Speeding up weka

The following is based on a post from Eibe Frank on the Weka mailing list.

CPU acceleration#

WEKA implementations of algorithms that are based on standard linear algebra generally apply the MTJ library, which, optionally, can use a much faster native backend than the default pure-Java backend. Install the appropriate netlibNative* package for your platform using the WEKA package manager to get this acceleration.

To get further speed-ups, compile OpenBLAS or similar for your particular computer and link it with MTJ/NetlibJava, i.e., to make use of multi-threaded linear algebra (see info at https://github.com/fommil/netlib-java). There is good news for Mac OS X users: OS X comes with a system-optimised library (vecLib) and all you need to do is install the WEKA package netlibNativeOSX* to get high-speed matrix algebra.

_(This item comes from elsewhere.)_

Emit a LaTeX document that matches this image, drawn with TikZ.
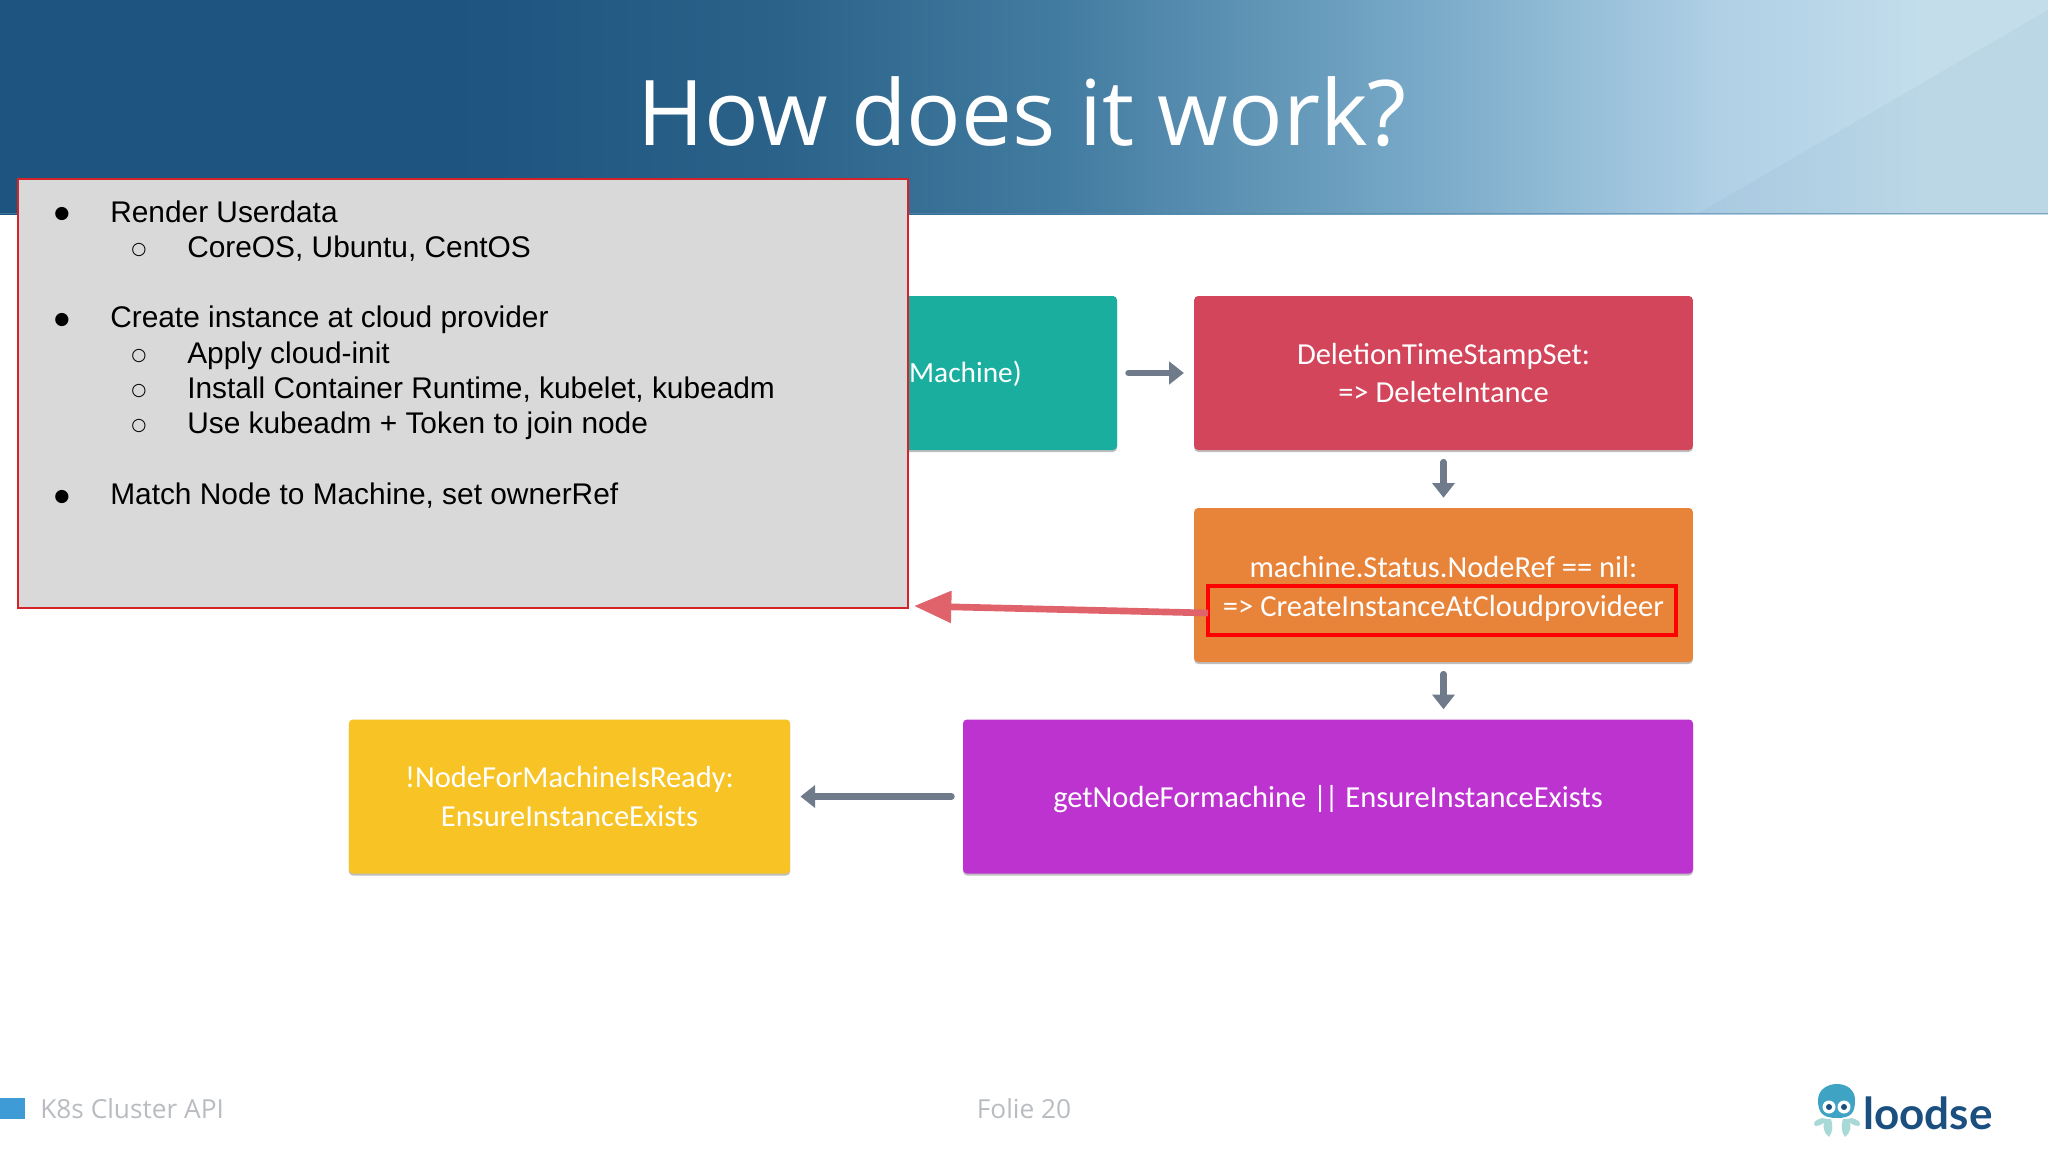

Here is a list of WEKA schemes (not sure whether it’s complete) that can benefit from this (but only on sufficiently large data):

GaussianProcesses
PrincipalComponents
LinearRegression
M5P
M5Rules
MultivariateGaussianEstimator

There are also some schemes in various packages:

LDA
QDA
FLDA
LatentSemanticAnalysis
Nystroem
RotationForest
LeastMedSq
RBFNetwork

GPU acceleration#

Now, regarding GPUs, it's actually possible to set up a GPU-based backend for MTJ/NetlibJava. However, WEKA uses double-precision arithmetic and consumer-grade GPUs are optimised for single-precision arithmetic and very slow when using double-precision arithmetic. (Neural networks in deep learning libraries are generally trained using single-precision arithmetic.) Anyway, see instructions for using NVBLAS (Nvidia's BLAS wrapper) on Ubuntu 20.04 in article MTJ with NVBLAS.

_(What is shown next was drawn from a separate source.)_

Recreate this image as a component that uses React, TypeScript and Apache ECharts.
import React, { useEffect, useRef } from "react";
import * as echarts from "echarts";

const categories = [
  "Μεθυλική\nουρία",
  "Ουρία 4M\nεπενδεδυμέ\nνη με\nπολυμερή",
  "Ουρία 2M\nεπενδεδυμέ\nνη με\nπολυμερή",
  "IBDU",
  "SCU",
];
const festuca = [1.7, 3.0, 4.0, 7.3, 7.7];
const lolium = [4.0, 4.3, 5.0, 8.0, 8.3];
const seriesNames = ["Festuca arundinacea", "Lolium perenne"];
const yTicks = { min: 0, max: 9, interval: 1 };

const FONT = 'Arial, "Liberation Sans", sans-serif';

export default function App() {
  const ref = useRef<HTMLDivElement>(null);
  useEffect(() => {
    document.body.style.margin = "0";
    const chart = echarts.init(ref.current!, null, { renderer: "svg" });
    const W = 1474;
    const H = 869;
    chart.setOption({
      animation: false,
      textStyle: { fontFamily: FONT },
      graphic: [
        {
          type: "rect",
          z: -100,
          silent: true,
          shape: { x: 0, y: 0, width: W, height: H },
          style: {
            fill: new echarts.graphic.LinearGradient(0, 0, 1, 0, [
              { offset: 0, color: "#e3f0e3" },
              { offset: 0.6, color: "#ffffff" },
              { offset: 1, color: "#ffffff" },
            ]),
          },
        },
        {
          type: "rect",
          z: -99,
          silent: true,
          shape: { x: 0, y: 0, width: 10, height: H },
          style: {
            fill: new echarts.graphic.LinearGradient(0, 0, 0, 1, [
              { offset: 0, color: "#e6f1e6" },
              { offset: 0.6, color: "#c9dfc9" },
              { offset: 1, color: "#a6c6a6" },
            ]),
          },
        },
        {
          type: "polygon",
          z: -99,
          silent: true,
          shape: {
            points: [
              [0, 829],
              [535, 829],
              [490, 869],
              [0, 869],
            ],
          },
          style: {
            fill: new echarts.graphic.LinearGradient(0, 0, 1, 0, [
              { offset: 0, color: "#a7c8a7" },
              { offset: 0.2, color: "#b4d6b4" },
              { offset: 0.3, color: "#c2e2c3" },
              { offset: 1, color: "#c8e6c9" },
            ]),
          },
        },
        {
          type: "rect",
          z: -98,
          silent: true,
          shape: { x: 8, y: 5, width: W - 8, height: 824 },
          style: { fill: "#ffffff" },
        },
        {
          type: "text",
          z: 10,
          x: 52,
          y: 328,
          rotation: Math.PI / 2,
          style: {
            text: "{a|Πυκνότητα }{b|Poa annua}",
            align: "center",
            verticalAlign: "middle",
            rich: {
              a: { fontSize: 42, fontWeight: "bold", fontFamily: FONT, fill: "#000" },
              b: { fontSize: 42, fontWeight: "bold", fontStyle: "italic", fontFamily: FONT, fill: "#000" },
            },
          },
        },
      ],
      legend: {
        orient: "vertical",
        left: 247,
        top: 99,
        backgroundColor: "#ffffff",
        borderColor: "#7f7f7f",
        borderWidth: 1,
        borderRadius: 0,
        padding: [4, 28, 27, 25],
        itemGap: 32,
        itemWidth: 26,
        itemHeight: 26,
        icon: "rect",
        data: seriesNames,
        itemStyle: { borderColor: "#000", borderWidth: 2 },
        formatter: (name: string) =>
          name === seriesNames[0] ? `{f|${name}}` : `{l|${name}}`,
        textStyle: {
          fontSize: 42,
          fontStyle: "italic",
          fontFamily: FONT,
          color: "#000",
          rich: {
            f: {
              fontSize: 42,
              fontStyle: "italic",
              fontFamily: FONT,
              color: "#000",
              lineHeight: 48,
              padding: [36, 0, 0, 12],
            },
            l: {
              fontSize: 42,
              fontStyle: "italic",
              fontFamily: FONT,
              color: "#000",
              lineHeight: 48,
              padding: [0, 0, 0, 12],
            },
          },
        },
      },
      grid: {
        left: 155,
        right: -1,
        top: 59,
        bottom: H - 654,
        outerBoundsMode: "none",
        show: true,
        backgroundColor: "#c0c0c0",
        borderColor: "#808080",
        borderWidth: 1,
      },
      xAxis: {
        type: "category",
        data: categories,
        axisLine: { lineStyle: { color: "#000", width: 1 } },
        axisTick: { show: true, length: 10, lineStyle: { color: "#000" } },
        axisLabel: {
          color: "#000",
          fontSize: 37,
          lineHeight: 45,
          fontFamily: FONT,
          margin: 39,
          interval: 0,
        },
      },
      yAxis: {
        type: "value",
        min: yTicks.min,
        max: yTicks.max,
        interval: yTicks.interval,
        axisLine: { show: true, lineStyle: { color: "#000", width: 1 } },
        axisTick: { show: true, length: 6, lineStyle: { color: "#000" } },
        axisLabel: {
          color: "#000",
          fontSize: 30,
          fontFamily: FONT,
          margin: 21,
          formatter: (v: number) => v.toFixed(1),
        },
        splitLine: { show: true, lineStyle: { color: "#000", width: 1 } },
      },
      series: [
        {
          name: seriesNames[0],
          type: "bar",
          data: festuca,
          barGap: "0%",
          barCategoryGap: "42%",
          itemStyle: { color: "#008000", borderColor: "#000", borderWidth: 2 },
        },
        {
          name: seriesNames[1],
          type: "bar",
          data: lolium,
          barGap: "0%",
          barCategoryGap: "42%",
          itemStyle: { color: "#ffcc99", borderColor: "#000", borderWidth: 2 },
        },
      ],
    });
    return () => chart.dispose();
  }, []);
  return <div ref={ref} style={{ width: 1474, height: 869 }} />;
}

I tried PrincipalComponents (see instructions below for how I did this) and LDA with NVBLAS. However, in my experiments, only a small fraction of the BLAS operations were off-loaded to the GPU by NVBLAS, even though the names of the BLAS routines in nvblas.log are all in the list of GPU-based routines at

https://docs.nvidia.com/cuda/nvblas/index.html#routines

Perhaps it also depends on the parameter settings of those routines as to whether they are off-loaded to the GPU. It seems NVBLAS uses some heuristics to guess whether it's worthwhile to use the GPU instead of the CPU for certain input parameters.

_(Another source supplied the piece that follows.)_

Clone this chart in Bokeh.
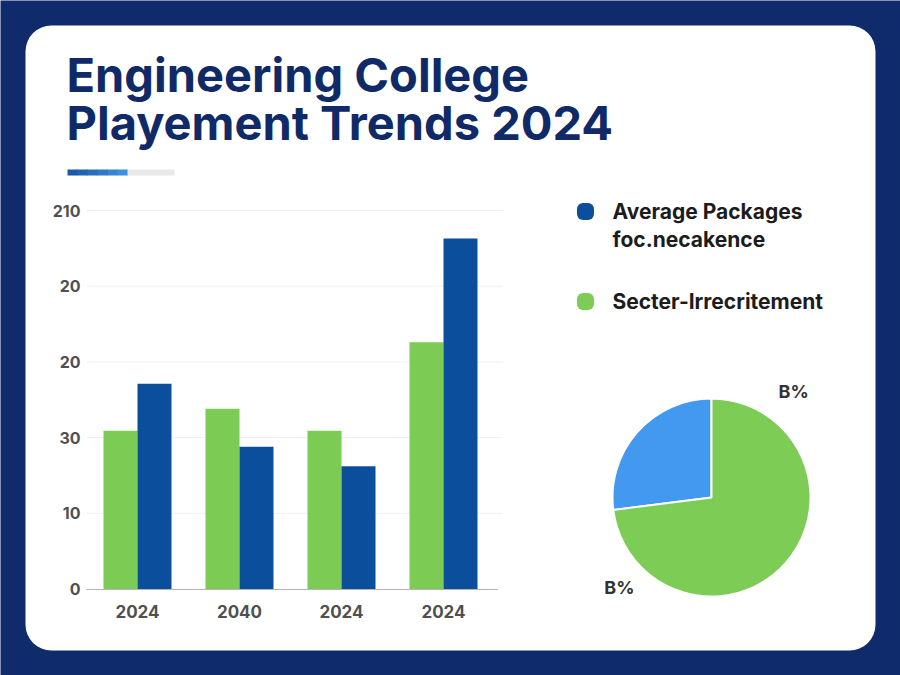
import numpy as np
from bokeh.plotting import figure
from bokeh.models import Range1d, Label, FixedTicker
from bokeh.embed import file_html
from bokeh.resources import INLINE

# ---- data ----
categories = ["2024", "2040", "2024", "2024"]
green_values = [20.9, 23.8, 20.9, 32.6]   # Secter-Irrecritement
blue_values = [27.1, 18.8, 16.2, 46.3]    # Average Packages
y_tick_values = [0, 10, 20, 30, 40, 50]
y_tick_labels = ["0", "10", "30", "20", "20", "210"]
pie_shares = [27, 73]                      # blue slice, green slice
pie_labels = ["B%", "B%"]
legend_lines = [["Average Packages", "foc.necakence"], ["Secter-Irrecritement"]]

# ---- styling ----
NAVY = "#0f2b6b"
TITLE = "#0f2a66"
BAR_GREEN = "#7ccb54"
BAR_BLUE = "#0b4f9c"
PIE_BLUE = "#4399f0"
PIE_GREEN = "#7dcc55"
FONT = "Inter"
W, H = 900, 675

# The frame fills the whole canvas; the bar chart's own ranges place its
# origin at (86, 588.5) px with 102 px per category and 7.57 px per unit.
X0_PX, Y0_PX, PX_PER_CAT, PX_PER_UNIT = 86, 588.5, 102, 7.57
p = figure(width=W, height=H, output_backend="svg", toolbar_location=None,
           x_range=Range1d(-X0_PX / PX_PER_CAT, (W - X0_PX) / PX_PER_CAT),
           y_range=Range1d(-(H - Y0_PX) / PX_PER_UNIT, Y0_PX / PX_PER_UNIT),
           min_border=0, title=None)
p.border_fill_color = NAVY
p.background_fill_color = NAVY
p.outline_line_color = None
p.grid.visible = False

# pixel-space range for the page furniture (y grows downward)
p.extra_x_ranges = {"px": Range1d(0, W), "pie": Range1d((0 - 711) / 99, (W - 711) / 99)}
p.extra_y_ranges = {"px": Range1d(H, 0), "pie": Range1d((497 - H) / 99, 497 / 99)}
PX = dict(x_range_name="px", y_range_name="px")

# white card
p.quad(left=[25], right=[875], top=[25], bottom=[650], fill_color="white",
       line_color=None, border_radius=26, **PX)

# axes drawn at the bar chart's origin
n = len(categories)
centers = [i + 0.5 for i in range(n)]
p.xaxis.fixed_location = 0
p.yaxis.fixed_location = 0
p.xaxis.ticker = FixedTicker(ticks=centers)
p.xaxis.major_label_overrides = {c: lab for c, lab in zip(centers, categories)}
p.xaxis.bounds = (0, n + 0.03)
p.yaxis.ticker = FixedTicker(ticks=y_tick_values)
p.yaxis.major_label_overrides = {v: lab for v, lab in zip(y_tick_values, y_tick_labels)}
for ax in (p.xaxis, p.yaxis):
    ax.major_tick_line_color = None
    ax.minor_tick_line_color = None
    ax.major_tick_out = 0
    ax.major_tick_in = 0
    ax.major_label_text_font = FONT
    ax.major_label_text_font_style = "bold"
    ax.major_label_text_color = "#505050"
p.xaxis.axis_line_color = "#b5b5b5"
p.xaxis.axis_line_width = 1.2
p.yaxis.axis_line_color = None
p.xaxis.major_label_text_font_size = "17px"
p.xaxis.major_label_standoff = 16
p.yaxis.major_label_text_font_size = "16px"
p.yaxis.major_label_standoff = 6

# faint gridlines across the bar area
p.segment(x0=0, x1=n + 0.08, y0=y_tick_values[1:], y1=y_tick_values[1:],
          line_color="#f0f0f0", line_width=1)

# grouped bars
bw = 1 / 3
p.vbar(x=[c - bw / 2 for c in centers], top=green_values, width=bw,
       fill_color=BAR_GREEN, line_color=None)
p.vbar(x=[c + bw / 2 for c in centers], top=blue_values, width=bw,
       fill_color=BAR_BLUE, line_color=None)

# pie (unit radius on its own ranges)
shares = np.array(pie_shares, dtype=float)
cum = np.concatenate([[0], np.cumsum(shares / shares.sum())]) * 2 * np.pi + np.pi / 2
p.wedge(x=0, y=0, radius=1, start_angle=cum[:-1], end_angle=cum[1:],
        fill_color=[PIE_BLUE, PIE_GREEN], line_color="white", line_width=2,
        x_range_name="pie", y_range_name="pie")
for (lx, ly), txt in zip([(0.83, 1.07), (-0.93, -0.91)], pie_labels):
    p.add_layout(Label(x=lx, y=ly, text=txt, x_range_name="pie", y_range_name="pie",
                       text_align="center", text_baseline="middle",
                       text_font=FONT, text_font_style="bold",
                       text_font_size="18px", text_color="#333333"))

# title block
for txt, mid in zip(["Engineering College", "Playement Trends 2024"], [74, 122]):
    p.add_layout(Label(x=66, y=mid, x_units="canvas", y_units="canvas", text=txt,
                       text_font=FONT, text_font_style="bold", text_font_size="47px",
                       text_color=TITLE, text_baseline="middle"))
# accent rule: blue gradient segment followed by a light grey segment
steps = 6
edges = np.linspace(67, 127, steps + 1)
c0, c1 = np.array([0x1b, 0x58, 0xa5]), np.array([0x3d, 0x8f, 0xe0])
grad = ["#%02x%02x%02x" % tuple(int(v) for v in c0 + (c1 - c0) * t)
        for t in np.linspace(0, 1, steps)]
p.quad(left=list(edges[:-1]) + [127], right=list(edges[1:] + 0.5) + [174],
       top=[169] * (steps + 1), bottom=[175] * (steps + 1),
       fill_color=grad + ["#e8e8e8"], line_color=None, **PX)

# legend
sw_y = [211, 301]
p.quad(left=[576.5] * 2, right=[593.5] * 2, top=[y - 8.5 for y in sw_y],
       bottom=[y + 8.5 for y in sw_y], fill_color=[BAR_BLUE, PIE_GREEN],
       line_color=None, border_radius=6, **PX)
for cy, lines in zip(sw_y, legend_lines):
    for k, line in enumerate(lines):
        p.add_layout(Label(x=612, y=cy + 28 * k, x_units="canvas", y_units="canvas",
                           text=line, text_font=FONT, text_font_style="bold",
                           text_font_size="21px", text_color="#1c1c1c",
                           text_baseline="middle"))

open("out.html", "w").write(file_html(p, INLINE))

So, apart from using wekaDeeplearning4j, there is this second way of using GPUs: by applying the NVBLAS backend with MTJ/netlib-java.

The third way to use a GPU from WEKA is to install XGBoost with GPU support in Python or R (note that the GPU support for XGBoost was actually developed here at Waikato by Rory Mitchell!). That can then be used in WEKA via the RPlugin and wekaPython. In 2020, when I tried this on a Windows machine, it only worked out of the box using wekaPython though, and not using R. Here is an email to a colleague that I wrote at the time:

The fourth way to use a GPU from WEKA is to use the kerasZoo package, which has

https://github.com/Waikato/weka-3.8/blob/master/packages/internal/kerasZoo/src/main/java/weka/classifiers/keras/KerasZooClassifier.java

However, it may need to be updated to work with the very latest version of WEKA.

Finally, I suppose any installed GPU-support in R/Python for any of other the learning schemes in MLR (version 1) or scikit-learn should be "transparently" available in WEKA via RPlugin and wekaPython respectively.

Unfortunately, in contrast to the MTJ and wekaDeeplearning4j options, wekaPython or RPlugin always incurs an overheard (both, in terms of time and memory) by transferring the data from WEKA to R or Python respectively (and then from RAM to GPU device memory!).